Stand for Yourself
It all goes back to pointing the finger at yourself. From the mouths of other’s, I have heard “you are too nice, and people will take advantage of you”. I admittedly have always put others first, I admittedly can say I learn things the hard way. It’s been a long time coming (another cliché moment) but I have learned my lesson. No more….when my heart needs more of me, the universe tells me and every lesson learned has aligned with what chapter I stand in. One of the biggest challenges I need to work on and tell myself everyday: I am not wrong for standing, I am right for myself and by any means necessary I will continue no matter what and stick it out
“We change our stories by owning the parts we played in them and standing” – Rebekah Denise
I used to be so easily persuaded by others conversation, thinking that their voices override my voice. And when going with the flow of others I found it to be so annoying realizing its not for me or thinking how I ever agreed over myself. I had to STAND in my truth! & realize sometimes I was fighting against what I should be fighting for.
In my most familiar places (home, work, school) I have been tried and although I’ve been bent many ways I DID NOT BREAK. As many breaks as I needed to take, I took. I continued to squeeze the opinion of others out of my mind as if I was ringing out a towel- no more looking for others to agree on my decision on what’s best for me. I’m going to take the steps, make choices and decisions with what’s best for me.And began to reevaluate friendships, relationships often.
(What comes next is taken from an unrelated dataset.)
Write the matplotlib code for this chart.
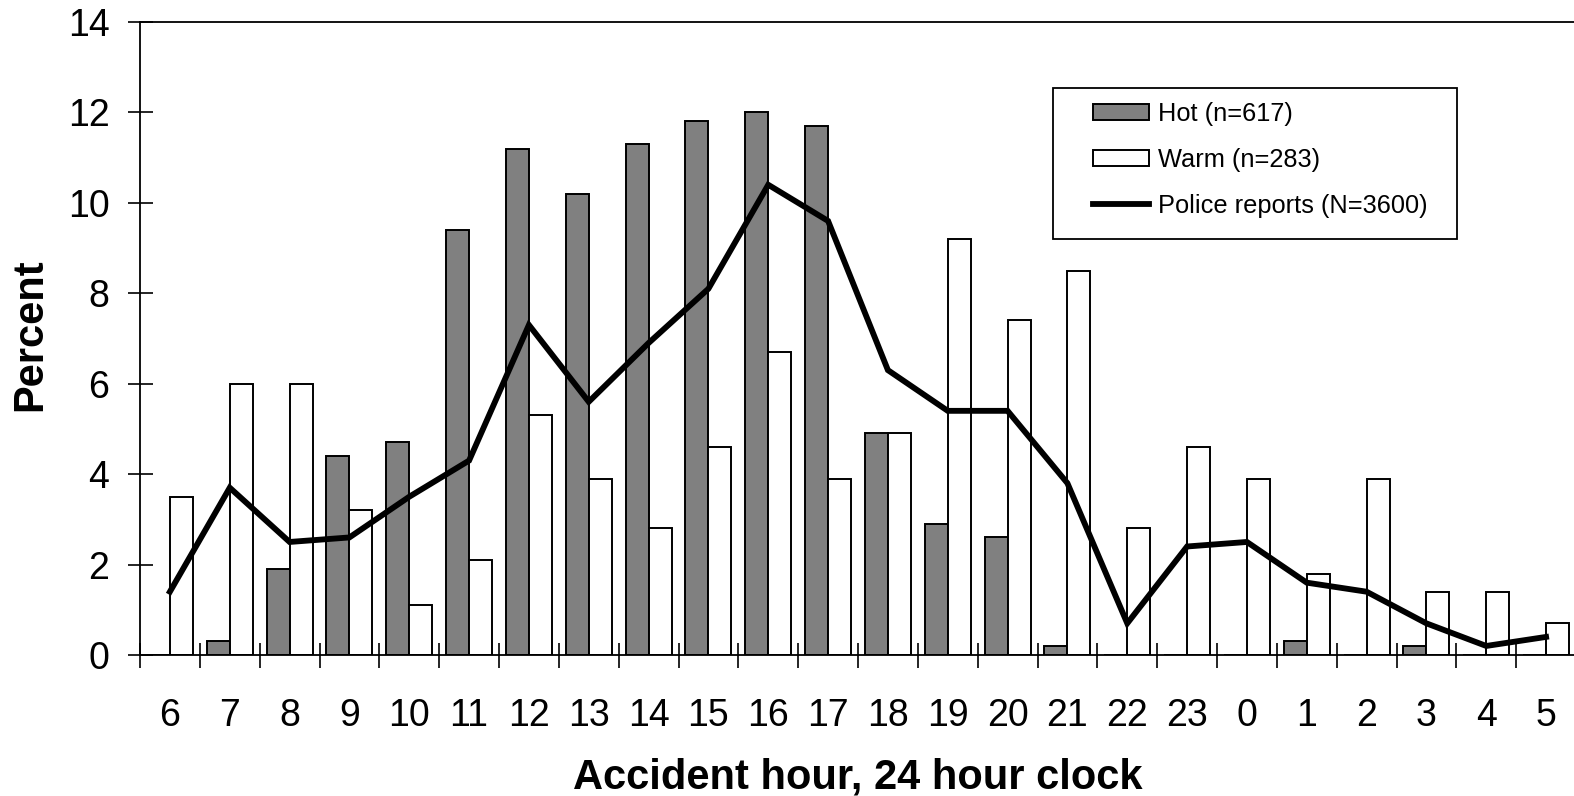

You outgrow – you yourself, people change and move in different directions in life. All which is perfectly fine. Move on taking ownership of your individuality and where you stand.
August 14th one of the scariest moments of life ended and although I knew the ending of the story it was prolonged, I was impatient, my anxiety was bad, and I was very impatient. I used that as a stepping stone, looked at reality over my imagination, guidance of understanding that I must stop taking my own kindness for granted and stand firmly my myself. Taking yourself for granted allows other to treat you anyway, get comfortable and be surprised when you stand for yourself. Let that surprise soak in but don’t let up. I vowed to never ever again put myself in the predicament of feeling like I am losing myself. No sense of peace and going to lose everything.
My normal surroundings changed to be unfamiliar. The unexpected happened and although I wanted to go back to familiar (apologize at what’s not my fault, find meaning behind others and their actions) I realized when standing for yourself that may lead to standing ALONE from those you thought would be proud of the step you have taking. What you also realize is your amazing smile and gaining peace of EVERYTHING!
Standing your ground, means not being around toxic, negative or the usual comfortable. Standing your ground means expressing yourself, not holding back, doing so in a mature manner and not letting up. I want to stand on solid ground like when David was face to face with Goliath, David wanted smoke. David was not backing down from that big giant. As we shouldn’t back down from STANDING our ground, big giant or not. Where you are, plays a big role in the outcome of decisions you make. You can get comfortable in your dysfunction if you sit long enough. David prepared himself, he did not sit and was not discouraged of size. Everyone else was focused on how big he was but David looked at him and seen how he couldn’t miss. See that in standing your ground your taking the stance in what you strongly believe and understand to get to where you want to be, in the right place you are going to get there no matter how big it may appear and its based on you standing for yourself – add your perspective to the formula, how you see yourself taking it on?